The Middle and Late Preclassic period witnessed the rise of the Maya in the southern Maya highlands and lowlands and at a few sites in the northern Maya lowlands. The earliest Maya sites coalesced after 1000 BCE, and include Nakbe, El Mirador, and Cerros. Middle to Late Preclassic Maya sites include Kaminaljuyú, Cival, Edzná, Cobá, Lamanai, Komchen, Dzibilchaltun, and San Bartolo, among others.

The Preclassic in the central Mexican highlands is represented by such sites as Tlapacoya, Tlatilco, and Cuicuilco. These sites were eventually superseded by Teotihuacán, an important Classic era site that eventually dominated economic and interaction spheres throughout Mesoamerica. The settlement of Teotihuacan is dated to later portion of the Late Preclassic, or roughly 50 CE.

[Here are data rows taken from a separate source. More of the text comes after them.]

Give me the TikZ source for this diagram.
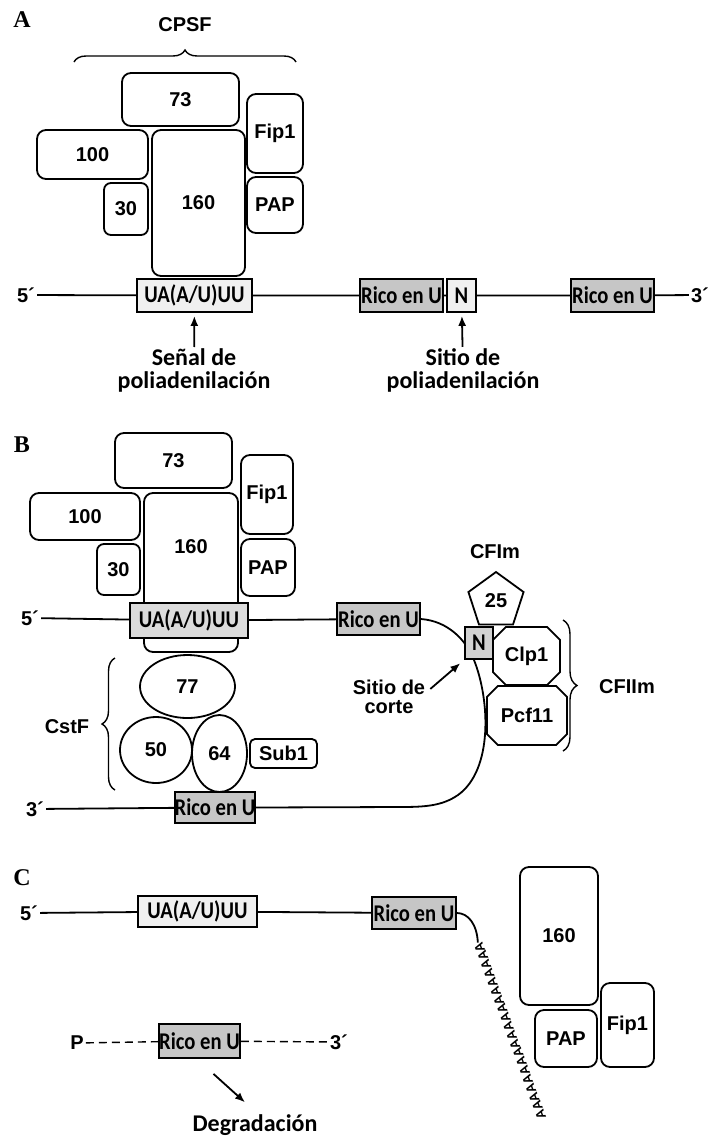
\documentclass[tikz,border=0pt]{standalone}
\usepackage{fontspec}
\setmainfont{Liberation Sans}
\newfontfamily\cali{Carlito}
\newfontfamily\calin[FakeStretch=0.86]{Carlito}
\newfontfamily\tms{Liberation Serif}
\usetikzlibrary{positioning,shapes.geometric,shapes.misc,decorations.pathreplacing,arrows.meta}
\tikzset{
  prot/.style={draw, line width=1.8pt, rounded corners=9pt, fill=white, inner sep=0pt,
    font=\bfseries\fontsize{20}{20}\selectfont},
  blob/.style={draw, line width=1.8pt, fill=white, inner sep=0pt,
    font=\bfseries\fontsize{20}{20}\selectfont},
  seqbox/.style={draw, line width=1.8pt, inner sep=0pt, minimum height=33pt,
    font=\calin\bfseries\fontsize{24}{24}\selectfont},
  rico/.style={seqbox, fill=gray!45, minimum width=83pt},
  uabox/.style={seqbox, fill=gray!12, minimum width=116pt},
  lbl/.style={font=\bfseries\fontsize{20}{20}\selectfont, inner sep=2pt},
  sitetxt/.style={font=\cali\bfseries\fontsize{24}{23}\selectfont, align=center, inner sep=1pt},
  panel/.style={font=\tms\bfseries\fontsize{24}{24}\selectfont},
  rna/.style={line width=1.8pt},
  brc/.style={decorate, decoration={brace, amplitude=12pt}, line width=1.4pt},
  arr/.style={-{Latex[length=10pt,width=8pt]}, line width=1.8pt},
  polya/.style={font=\bfseries\fontsize{13}{13}\selectfont, inner sep=0pt, rotate=110},
}
\begin{document}
\begin{tikzpicture}[x=1pt, y=-1pt]
  \useasboundingbox (0,0) rectangle (715,1141);
  % A
  \node[panel] (labA) at (22,20) {A};
  \node[lbl] (cpsf) at (185,25) {CPSF};
  \draw[brc] (74,62) -- (296,62);
  \node[prot, minimum width=117pt, minimum height=53pt] (a73) at (180.5,99.5) {73};
  \node[prot, minimum width=111pt, minimum height=49pt] (a100) at (92.5,154.5) {100};
  \node[prot, rounded corners=7pt, minimum width=44pt, minimum height=52pt] (a30) at (126,209) {30};
  \node[prot, minimum width=93pt, minimum height=146pt] (a160) at (198.5,203) {160};
  \node[prot, minimum width=56pt, minimum height=79pt] (afip) at (275,133.5) {Fip1};
  \node[prot, minimum width=56pt, minimum height=56pt] (apap) at (275,205) {PAP};
  \node[lbl] (p5a) at (26,295) {5´};
  \node[uabox, minimum width=115pt] (uaA) at (194.5,295.5) {UA(A/U)UU};
  \node[rico] (ricoA1) at (401.5,295.5) {Rico en U};
  \node[seqbox, fill=gray!12, minimum width=29pt] (nA) at (461.5,295.5) {N};
  \node[rico] (ricoA2) at (612.5,295.5) {Rico en U};
  \node[lbl] (p3a) at (700,295) {3´};
  \draw[rna] (p5a) -- (uaA) -- (ricoA1) -- (nA) -- (ricoA2) -- (p3a);
  \node[sitetxt] (senal) at (194,370) {Señal de\\poliadenilación};
  \node[sitetxt] (sitioA) at (463,370) {Sitio de\\poliadenilación};
  \draw[arr, shorten >=3pt] (senal) -- (uaA);
  \draw[arr, shorten >=3pt] (sitioA) -- (nA);
  % B
  \node[panel] (labB) at (22,445) {B};
  \node[prot, minimum width=117pt, minimum height=55pt] (b73) at (173.5,460.5) {73};
  \node[prot, minimum width=110pt, minimum height=47pt] (b100) at (85,516.5) {100};
  \node[prot, rounded corners=7pt, minimum width=43pt, minimum height=51pt] (b30) at (118.5,569.5) {30};
  \node[prot, minimum width=94pt, minimum height=159pt] (b160) at (191,572.5) {};
  \node[lbl] (b160t) at (191,547) {160};
  \node[prot, minimum width=52pt, minimum height=79pt] (bfip) at (267,494.5) {Fip1};
  \node[prot, minimum width=54pt, minimum height=57pt] (bpap) at (268,567.5) {PAP};
  \node[lbl] (p5b) at (30,618) {5´};
  \node[uabox, fill=gray!28, minimum width=118pt, minimum height=35pt] (uaB) at (189,620.5) {UA(A/U)UU};
  \node[rico, minimum height=32pt] (rtop) at (378.5,619) {Rico en U};
  \draw[rna] (p5b) -- (uaB) -- (rtop);
  \node[blob, ellipse, minimum width=95pt, minimum height=63pt] (c77) at (187.5,686.5) {77};
  \node[blob, ellipse, minimum width=72pt, minimum height=66pt] (c50) at (156,750) {50};
  \node[blob, ellipse, minimum width=55pt, minimum height=77pt] (c64) at (219.5,753.5) {64};
  \node[prot, rounded corners=5pt, minimum width=67pt, minimum height=29pt] (sub1) at (283.5,753.5) {Sub1};
  \draw[brc, decoration={amplitude=13pt}] (115,790) -- (115,658);
  \node[lbl] (cstf) at (67,727) {CstF};
  \node[lbl] (p3b) at (35,809) {3´};
  \node[rico, minimum width=80pt, minimum height=31pt] (rbot) at (215,807.5) {Rico en U};
  \draw[rna] (p3b) -- (rbot);
  \draw[rna] (rtop.east) .. controls (448,621) and (466,640) .. (474,660)
    .. controls (490,700) and (493,770) .. (458,795)
    .. controls (442,806) and (425,807) .. (400,807) -- (rbot.east);
  \node[lbl] (cfim) at (495,552) {CFIm};
  \node[blob, regular polygon, regular polygon sides=5, minimum size=58pt] (p25) at (496,601) {25};
  \node[blob, chamfered rectangle, chamfered rectangle xsep=18pt, minimum width=67pt, minimum height=58pt] (clp) at (526.5,656) {Clp1};
  \node[blob, chamfered rectangle, chamfered rectangle xsep=18pt, minimum width=80pt, minimum height=59pt] (pcf) at (527,715.5) {Pcf11};
  \node[seqbox, fill=gray!35, minimum width=28pt, minimum height=32pt] (nB) at (479,643) {N};
  \draw[brc, decoration={amplitude=14pt}] (563,620) -- (563,751);
  \node[lbl] (cfiim) at (627,687) {CFIIm};
  \node[lbl, align=center, font=\bfseries\fontsize{20}{19}\selectfont] (corte) at (389,697) {Sitio de\\corte};
  \draw[arr, shorten >=5pt] ([shift={(3pt,-11pt)}]corte.north east) -- (nB.south west);
  % C
  \node[panel] (labC) at (22,878) {C};
  \node[lbl] (p5c) at (29,913) {5´};
  \node[uabox, minimum width=119pt, minimum height=31pt] (uaC) at (197.5,911.5) {UA(A/U)UU};
  \node[rico, minimum width=84pt, minimum height=32pt] (ricoC) at (414,913) {Rico en U};
  \draw[rna] (p5c) -- (uaC) -- (ricoC);
  \node[polya] (chain) at (510,1031) {AAAAAAAAAAAAAAAAAAAA};
  \draw[rna] (ricoC.east) .. controls (468,913) and (477,924) .. (chain.east);
  \node[prot, minimum width=78pt, minimum height=138pt] (c160) at (559,936) {160};
  \node[prot, minimum width=62pt, minimum height=57pt] (cpap) at (566,1038.5) {PAP};
  \node[prot, minimum width=53pt, minimum height=84pt] (cfip) at (627.5,1025) {Fip1};
  \node[lbl] (pP) at (77,1043) {P};
  \node[rico, minimum width=81pt, minimum height=34pt] (ricoD) at (199.5,1041) {Rico en U};
  \node[lbl] (p3d) at (339,1042) {3´};
  \draw[rna, line width=1.4pt, dash pattern=on 8pt off 5pt] (pP) -- (ricoD) -- (p3d);
  \node[sitetxt] (degr) at (255,1125) {Degradación};
  \draw[arr] ([shift={(14pt,-15pt)}]ricoD.south) -- ([shift={(-10pt,11pt)}]degr.north);
\end{tikzpicture}
\end{document}
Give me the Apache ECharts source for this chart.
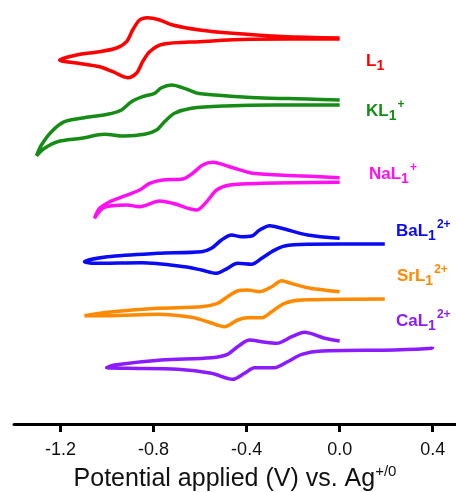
<!DOCTYPE html>
<html>
<head>
<meta charset="utf-8">
<script src="https://cdn.jsdelivr.net/npm/echarts@6/dist/echarts.min.js"></script>
<style>
html,body{margin:0;padding:0;background:#fff;}
#chart{width:456px;height:492px;}
</style>
</head>
<body>
<div id="chart"></div>
<script>
// Potential (V vs Ag+/0), current (arbitrary, stacked offsets)
const tickValues = [-1.2, -0.8, -0.4, 0.0, 0.4];

const L1 = [[0,386],[-0.245,387.5],[-0.46,390.7],[-0.602,394],[-0.718,399],[-0.774,404],[-0.826,406.3],[-0.86,404],[-0.89,394],[-0.916,382.3],[-0.959,376],[-1.032,372.3],[-1.131,369],[-1.204,364],[-1.131,361],[-1.032,357.3],[-0.975,352.3],[-0.912,346.3],[-0.873,351],[-0.847,362.3],[-0.817,372.3],[-0.761,379.7],[-0.602,382.3],[-0.387,384.7],[0,385]];

const KL1 = [[0,324],[-0.138,325],[-0.353,326.3],[-0.495,328.3],[-0.611,330.7],[-0.667,335.7],[-0.723,339],[-0.766,336.3],[-0.796,330.7],[-0.847,327.3],[-0.895,322.3],[-0.938,314],[-0.998,309.7],[-1.097,306.3],[-1.183,302.3],[-1.239,292.3],[-1.282,279],[-1.303,268.3],[-1.269,275.7],[-1.213,282.3],[-1.11,285.7],[-1.011,289.7],[-0.925,288],[-0.839,289.7],[-0.787,294],[-0.753,302.3],[-0.71,310.7],[-0.637,315.7],[-0.495,318],[-0.28,319],[0,319]];

const NaL1 = [[0,246.3],[-0.185,248.3],[-0.374,250.7],[-0.473,257.3],[-0.546,261.7],[-0.589,259],[-0.632,250.7],[-0.675,245],[-0.761,244],[-0.817,240.7],[-0.86,234],[-0.933,227.3],[-0.989,222.3],[-1.032,215.7],[-1.054,205.7],[-1.019,215.7],[-0.976,218.3],[-0.916,219],[-0.86,217.3],[-0.774,223],[-0.718,220.7],[-0.615,214],[-0.572,222.3],[-0.529,234],[-0.473,239],[-0.331,240.7],[0,241.7]];

const BaL1 = [[0,185.7],[-0.138,189],[-0.249,195.7],[-0.301,198.3],[-0.344,194],[-0.378,188],[-0.422,187.3],[-0.465,189],[-0.508,184],[-0.551,175.7],[-0.594,172.3],[-0.783,170.7],[-0.998,167.3],[-1.097,162.3],[-1.054,160.7],[-0.852,161.3],[-0.667,157.3],[-0.594,154],[-0.529,150.7],[-0.482,155.7],[-0.439,160.7],[-0.378,159.7],[-0.335,165.7],[-0.292,172.3],[-0.237,178],[-0.138,179.7],[0.194,180]];

const SrL1 = [[0,132.3],[-0.138,136.3],[-0.224,141.7],[-0.249,143.3],[-0.292,137.3],[-0.344,132.3],[-0.396,134],[-0.439,133],[-0.482,127.3],[-0.525,120.7],[-0.594,117.3],[-0.783,115.7],[-0.998,111.7],[-1.097,108.3],[-0.998,108.3],[-0.783,109.7],[-0.637,106.7],[-0.568,102.3],[-0.495,97.3],[-0.439,104],[-0.396,106.3],[-0.335,106.3],[-0.292,112.3],[-0.237,120.7],[-0.163,124],[0.194,125]];

const CaL1 = [[0,83],[-0.065,85.7],[-0.151,91.7],[-0.206,87.3],[-0.271,80.7],[-0.335,82.3],[-0.387,84],[-0.439,77.3],[-0.482,69.7],[-0.551,66.3],[-0.766,64],[-0.968,59],[-1.002,56.3],[-0.912,55.7],[-0.697,54.7],[-0.551,50.7],[-0.46,44.7],[-0.409,50.7],[-0.366,56.3],[-0.28,56.3],[-0.224,62.3],[-0.163,69.7],[-0.077,73],[0.237,74],[0.396,75.7],[0.4,77.3]];

const seriesNames = ['L1', 'KL1+', 'NaL1+', 'BaL1 2+', 'SrL1 2+', 'CaL1 2+'];
const seriesData = [L1, KL1, NaL1, BaL1, SrL1, CaL1];
const colors = ['#ff0000', '#168c16', '#ff10f0', '#0a0af5', '#ff8a00', '#8a1cff'];
const labelMain = ['L', 'KL', 'NaL', 'BaL', 'SrL', 'CaL'];
const labelSup = ['', '+', '+', '2+', '2+', '2+'];

const chart = echarts.init(document.getElementById('chart'), null, {renderer: 'canvas'});

const labelPos = [[366, 46], [366, 96], [369, 159], [396, 216], [397, 261], [396, 306]];

const titles = labelMain.map((m, i) => ({
  text: '{m|' + m + '}{sub|1}' + (labelSup[i] ? '{sup|' + labelSup[i] + '}' : ''),
  left: labelPos[i][0],
  top: labelPos[i][1],
  padding: 0,
  textStyle: {
    rich: {
      m: {fontSize: 17, fontWeight: 'bold', color: colors[i], fontFamily: 'Liberation Sans', lineHeight: 30, verticalAlign: 'middle'},
      sub: {fontSize: 14, fontWeight: 'bold', color: colors[i], fontFamily: 'Liberation Sans', lineHeight: 14, padding: [10, 0, 0, 0], verticalAlign: 'middle'},
      sup: {fontSize: 12, fontWeight: 'bold', color: colors[i], fontFamily: 'Liberation Sans', lineHeight: 12, padding: [0, 0, 12, 1], verticalAlign: 'middle'}
    }
  }
}));

const option = {
  animation: false,
  backgroundColor: '#fff',
  title: titles,
  grid: {left: 14, right: 0, top: 0, bottom: 68, outerBoundsMode: 'none', containLabel: false},
  xAxis: {
    type: 'value',
    min: -1.4,
    max: 0.5,
    interval: 0.2,
    splitLine: {show: false},
    axisLine: {show: true, onZero: false, lineStyle: {color: '#000', width: 3}},
    axisTick: {show: true, length: 8, customValues: tickValues, lineStyle: {color: '#000', width: 3}},
    axisLabel: {
      customValues: tickValues,
      fontSize: 18, color: '#111', fontFamily: 'Liberation Sans', margin: 17,
      formatter: v => v.toFixed(1)
    },
    name: '{m|Potential applied (V) vs. Ag}{s|+/0}',
    nameLocation: 'middle',
    nameGap: 27,
    nameTextStyle: {
      rich: {
        m: {fontSize: 25, color: '#111', fontFamily: 'Liberation Sans', lineHeight: 32, verticalAlign: 'middle'},
        s: {fontSize: 15, color: '#111', fontFamily: 'Liberation Sans', lineHeight: 15, padding: [0, 0, 16, 0], verticalAlign: 'middle'}
      }
    }
  },
  yAxis: {type: 'value', min: 0, max: 424, show: false},
  series: seriesData.map((d, i) => ({
    name: seriesNames[i],
    type: 'line',
    data: d,
    showSymbol: false,
    smooth: 0.3,
    clip: false,
    lineStyle: {color: colors[i], width: 3.5},
    itemStyle: {color: colors[i]}
  }))
};

chart.setOption(option);
</script>
</body>
</html>
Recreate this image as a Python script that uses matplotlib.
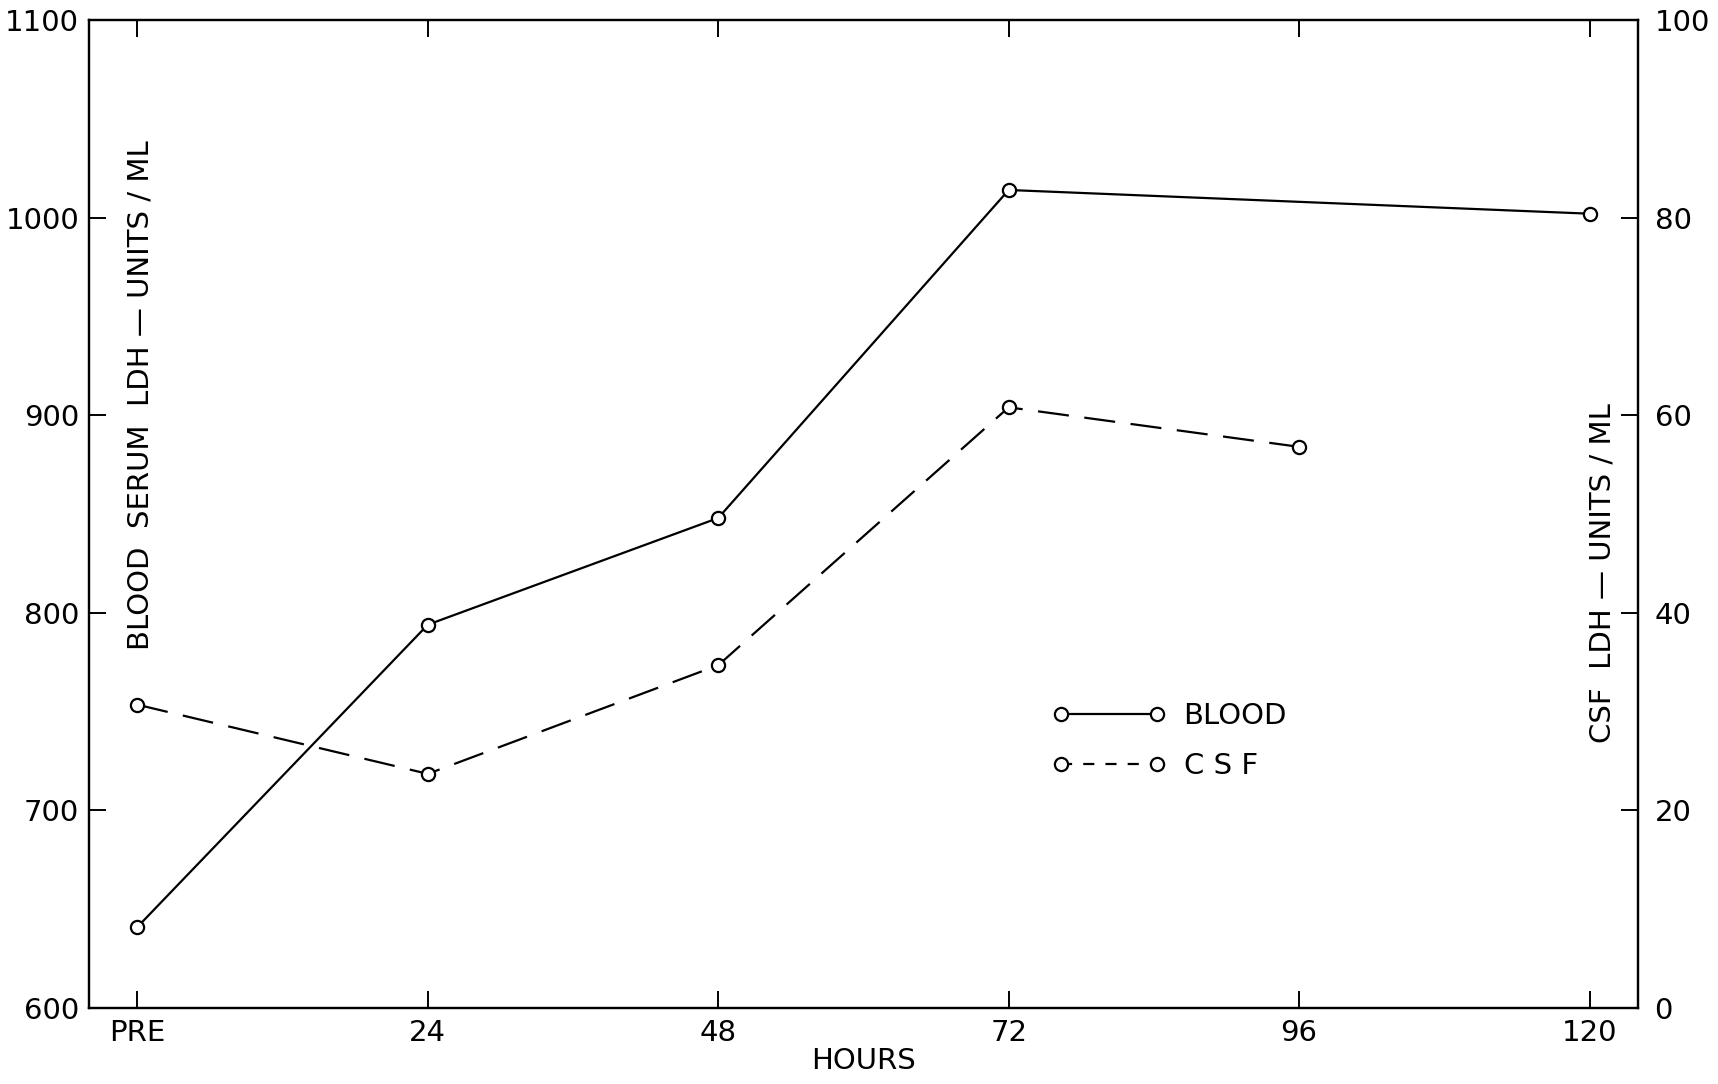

In the Valley of Oaxaca, San José Mogote represents one of the oldest permanent agricultural villages in the area, and one of the first to use pottery. During the Early and Middle Preclassic, the site developed some of the earliest examples of defensive palisades, ceremonial structures, the use of adobe, and hieroglyphic writing. Also importantly, the site was one of the first to demonstrate inherited status, signifying a radical shift in socio-cultural and political structure. San José Mogote was eventual overtaken by Monte Albán, the subsequent capital of the Zapotec empire, during the Late Preclassic.

The Preclassic in western Mexico, in the states of Nayarit, Jalisco, Colima, and Michoacán also known as the Occidente, is poorly understood. This period is best represented by the thousands of figurines recovered by looters and ascribed to the "shaft tomb tradition".